Antony Wood, executive director of the Council on Tall Buildings and Urban Habitat, which ranks the world's tallest structures, said his tour of the sleek T30 tower in Changsha reminded him of something from a James Bond movie. The seasoned, Chicago-based architect was wowed by Broad Group's well-managed job site and skilled work.

"To say I was impressed with the China Broad Group is something of an understatement," Wood wrote in an online post after his visit. He described the production lines that made the prefab materials as "real magic".

"The factories' assembly line showed the process to be remarkably simple in concept but, of course, highly complicated in delivery, since there can be virtually zero tolerance when bringing together major building elements on site," Wood noted.

Its sustainability philosophy has given Broad a high profile among international climate and environmental organizations.

The company is a member of the UK-based Climate Group, a nongovernmental organization that advocates action to address climate change, and of the United Nations Global Compact, a coalition of companies that emphasize social corporate responsibility.

Zhang received a Champions of the Earth award in 2011 from the UN Environment Programme.
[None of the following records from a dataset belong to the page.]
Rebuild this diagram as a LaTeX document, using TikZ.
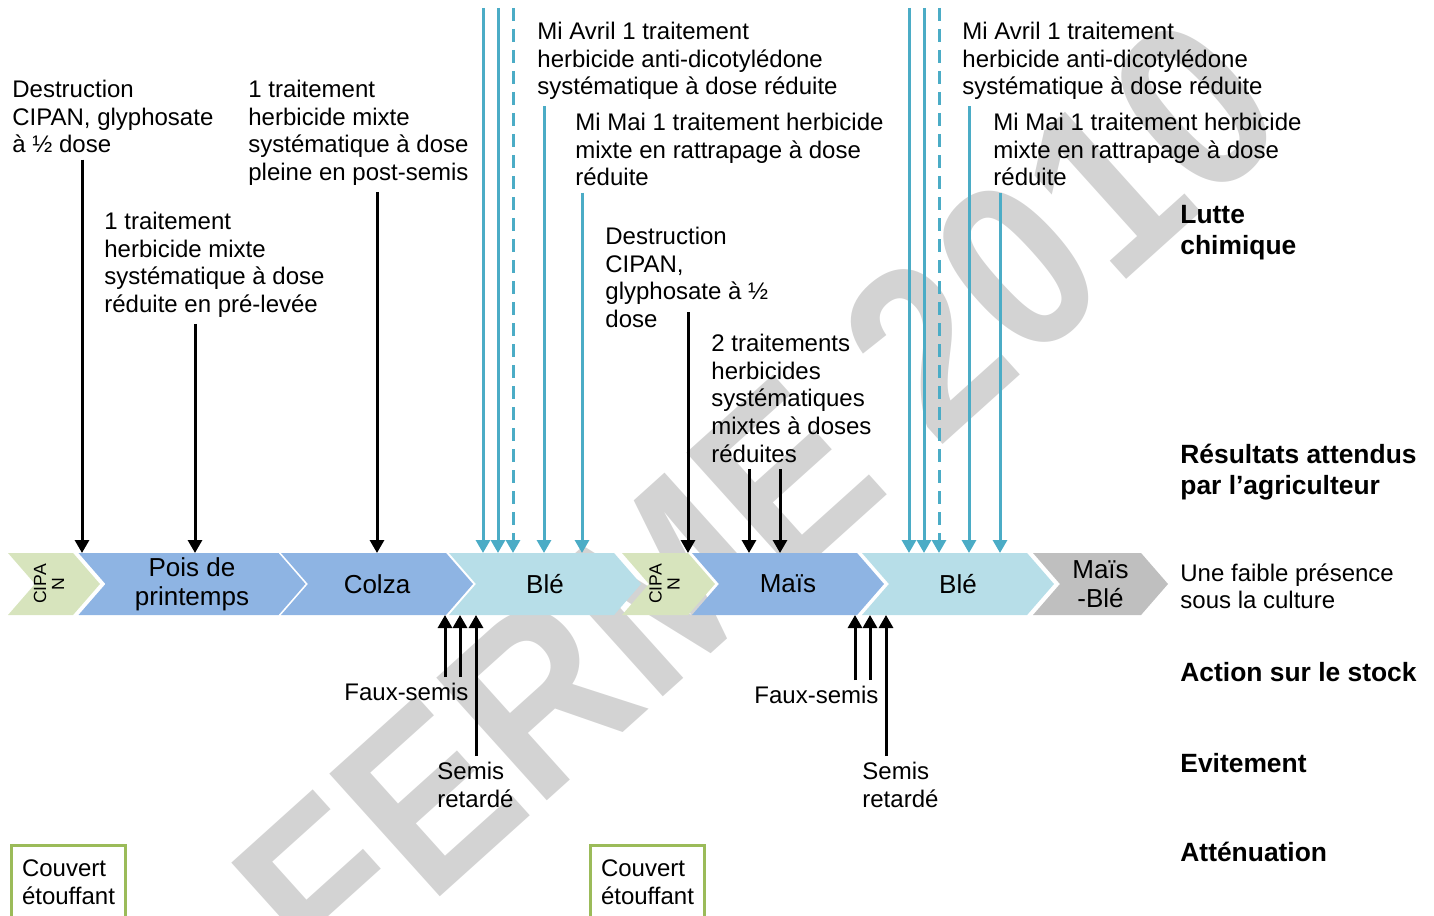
\documentclass[tikz,border=0pt]{standalone}
\usepackage{fontspec}
\setmainfont{Liberation Sans}
\usetikzlibrary{positioning,arrows.meta,shapes.symbols}

\definecolor{vertcipan}{HTML}{D7E4BD}
\definecolor{bleufonce}{HTML}{8EB4E3}
\definecolor{bleuclair}{HTML}{B7DEE8}
\definecolor{grisculture}{HTML}{BFBFBF}
\definecolor{bleufleche}{HTML}{4BACC6}
\definecolor{vertcadre}{HTML}{9BBB59}
\definecolor{grisfiligrane}{HTML}{D3D3D3}

\begin{document}
\begin{tikzpicture}[
x=0.5pt,
y=-0.5pt,
font=\fontsize{12}{13.8}\selectfont,
culture/.style={
    signal,
    signal from=west,
    signal to=east,
    signal pointer angle=98,
    minimum height=31pt,
    inner sep=0pt,
    align=center,
    font=\fontsize{13}{14.5}\selectfont
},
cipan/.style={
    rotate=90,
    align=center,
    inner sep=0pt,
    font=\fontsize{8.8}{9}\selectfont
},
texte/.style={
    anchor=north west,
    inner xsep=0pt,
    inner ysep=3pt,
    align=left
},
titre/.style={
    texte,
    font=\fontsize{13.2}{15.5}\selectfont\bfseries
},
couvert/.style={
    draw=vertcadre,
    line width=1.5pt,
    anchor=north west,
    align=left,
    inner xsep=5pt,
    minimum width=57pt,
    minimum height=37pt
},
fleche/.style={
    -{Triangle[width=7pt,length=6.5pt]},
    line width=1.5pt
},
bleu/.style={
    fleche,
    draw=bleufleche
},
pointille/.style={
    bleu,
    dash pattern=on 6.5pt off 4pt
}
]

\useasboundingbox (0,0) rectangle (1434,915);

% Filigrane
\node[
    rotate=42,
    xscale=0.9,
    text=grisfiligrane,
    font=\fontsize{120}{120}\selectfont\bfseries
] (filigrane) at (758,500) {FERME 2010};

% Rotation des cultures
\node[culture, fill=vertcipan, minimum width=46pt] (cipan1) at (54,584) {};
\node[culture, fill=bleufonce, minimum width=113.5pt] (pois) at (192,584) {Pois de\\printemps};
\node[culture, fill=bleufonce, minimum width=96pt] (colza) at (377,584) {Colza};
\node[culture, fill=bleuclair, minimum width=96pt] (ble1) at (545,584) {Blé};
\node[culture, fill=vertcipan, minimum width=46.5pt] (cipan2) at (668.5,584) {};
\node[culture, fill=bleufonce, minimum width=96pt] (mais) at (788,584) {Maïs};
\node[culture, fill=bleuclair, minimum width=96pt] (ble2) at (958,584) {Blé};
\node[culture, fill=grisculture, minimum width=67.5pt] (maisble) at (1100.5,584) {Maïs\\-Blé};

\node[cipan] (cipantexte1) at ([xshift=-2.5pt]cipan1.center) {CIPA\\N};
\node[cipan] (cipantexte2) at ([xshift=-2pt]cipan2.center) {CIPA\\N};

% Points d'arrivee des fleches
\foreach \x [count=\i] in {82,195,377,688,749,780}
    \coordinate (pn\i) at (\x,553);
\foreach \x [count=\i] in {483,498,513,544,582,909,924,939,969,1000}
    \coordinate (pb\i) at (\x,553);
\foreach \x [count=\i] in {483,498,513,909,924,939}
    \coordinate (haut\i) at (\x,8);
\foreach \x [count=\i] in {445,460,476,855,870,886}
    \coordinate (pu\i) at (\x,615);
\coordinate (destrhaut) at (688,312);

% Interventions chimiques
\node[texte] (destr1) at (12,74) {Destruction\\CIPAN, glyphosate\\à ½ dose};
\node[texte] (prelevee) at (104,206) {1 traitement\\herbicide mixte\\systématique à dose\\réduite en pré-levée};
\node[texte] (postsemis) at (248,74) {1 traitement\\herbicide mixte\\systématique à dose\\pleine en post-semis};
\node[texte] (avril1) at (537,16) {Mi Avril 1 traitement\\herbicide anti-dicotylédone\\systématique à dose réduite};
\node[texte] (mai1) at (575,107) {Mi Mai 1 traitement herbicide\\mixte en rattrapage à dose\\réduite};
\node[texte] (destr2) at (605,221) {Destruction\\CIPAN,\\glyphosate à ½\\dose};
\node[texte] (mixtes) at (711,328) {2 traitements\\herbicides\\systématiques\\mixtes à doses\\réduites};
\node[texte] (avril2) at (962,16) {Mi Avril 1 traitement\\herbicide anti-dicotylédone\\systématique à dose réduite};
\node[texte] (mai2) at (993,107) {Mi Mai 1 traitement herbicide\\mixte en rattrapage à dose\\réduite};

\draw[fleche] (destr1.south -| pn1) -- (pn1);
\draw[fleche] (prelevee.south -| pn2) -- (pn2);
\draw[fleche] (postsemis.south -| pn3) -- (pn3);
\draw[fleche] (destrhaut) -- (pn4);
\draw[fleche] (mixtes.south -| pn5) -- (pn5);
\draw[fleche] (mixtes.south -| pn6) -- (pn6);

\draw[bleu] (haut1) -- (pb1);
\draw[bleu] (haut2) -- (pb2);
\draw[pointille] (haut3) -- (pb3);
\draw[bleu] (avril1.south -| pb4) -- (pb4);
\draw[bleu] (mai1.south -| pb5) -- (pb5);
\draw[bleu] (haut4) -- (pb6);
\draw[bleu] (haut5) -- (pb7);
\draw[pointille] (haut6) -- (pb8);
\draw[bleu] (avril2.south -| pb9) -- (pb9);
\draw[bleu] (mai2.south -| pb10) -- (pb10);

% Interventions mecaniques
\node[texte] (fauxsemis1) at (344,677) {Faux-semis};
\node[texte] (retard1) at (437,756) {Semis\\retardé};
\node[texte] (fauxsemis2) at (754,680) {Faux-semis};
\node[texte] (retard2) at (862,756) {Semis\\retardé};

\draw[fleche] (fauxsemis1.north -| pu1) -- (pu1);
\draw[fleche] (fauxsemis1.north -| pu2) -- (pu2);
\draw[fleche] (retard1.north -| pu3) -- (pu3);
\draw[fleche] (fauxsemis2.north -| pu4) -- (pu4);
\draw[fleche] (fauxsemis2.north -| pu5) -- (pu5);
\draw[fleche] (retard2.north -| pu6) -- (pu6);

% Couverts
\node[couvert] (couvert1) at (10,844) {Couvert\\étouffant};
\node[couvert] (couvert2) at (589,844) {Couvert\\étouffant};

% Legende a droite
\node[titre] (lutte) at (1180,199) {Lutte\\chimique};
\node[titre] (resultats) at (1180,438) {Résultats attendus\\par l’agriculteur};
\node[texte] (presence) at (1180,557) {Une faible présence\\sous la culture};
\node[titre] (stock) at (1180,656) {Action sur le stock};
\node[titre] (evitement) at (1180,747) {Evitement};
\node[titre] (attenuation) at (1180,836) {Atténuation};

\end{tikzpicture}
\end{document}
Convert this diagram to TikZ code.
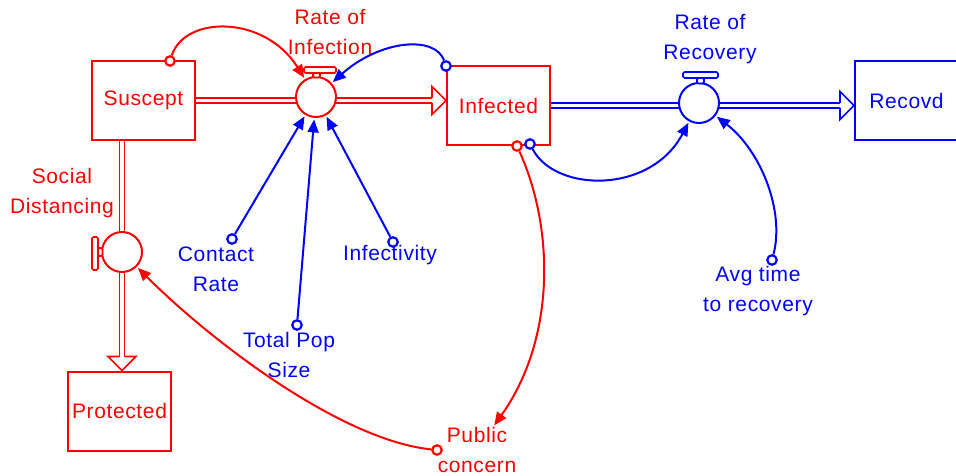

In response to criticism over Broad's methods, Wang said: "Our goal goes beyond the conventional construction process. We focus on green development, and our buildings actually help solve the problems in energy and resource consumption that is generated by conventional construction.

"What we do has changed conventions in construction and even urban lifestyles. We aim to make everything environmentally sustainable."

Wang relocated from Broad's office in Henan province, central China, to lead the US operation less than two years ago.

Now 42, the CEO leads about 20 employees at the New Jersey headquarters and a representative office in Los Angeles.

Broad USA was incorporated in New York in the 1990s and moved to New Jersey after its office in the World Trade Center was destroyed in the Sept 11, 2001, attacks.

The subsidiary is mainly a sales provider for Broad Group in the US, serving about 200 business customers that have bought its gas- or waste fuel-powered AC systems, contributing to $15 million in annual sales.

These clients, including Columbia and Princeton universities, appreciate the company's ideas in energy-saving and green development, Wang said.

"We are making changes and creating history in our innovation, and one day we want to be a good example and be remembered like inventors such as James Watt and the Wright brothers," he said.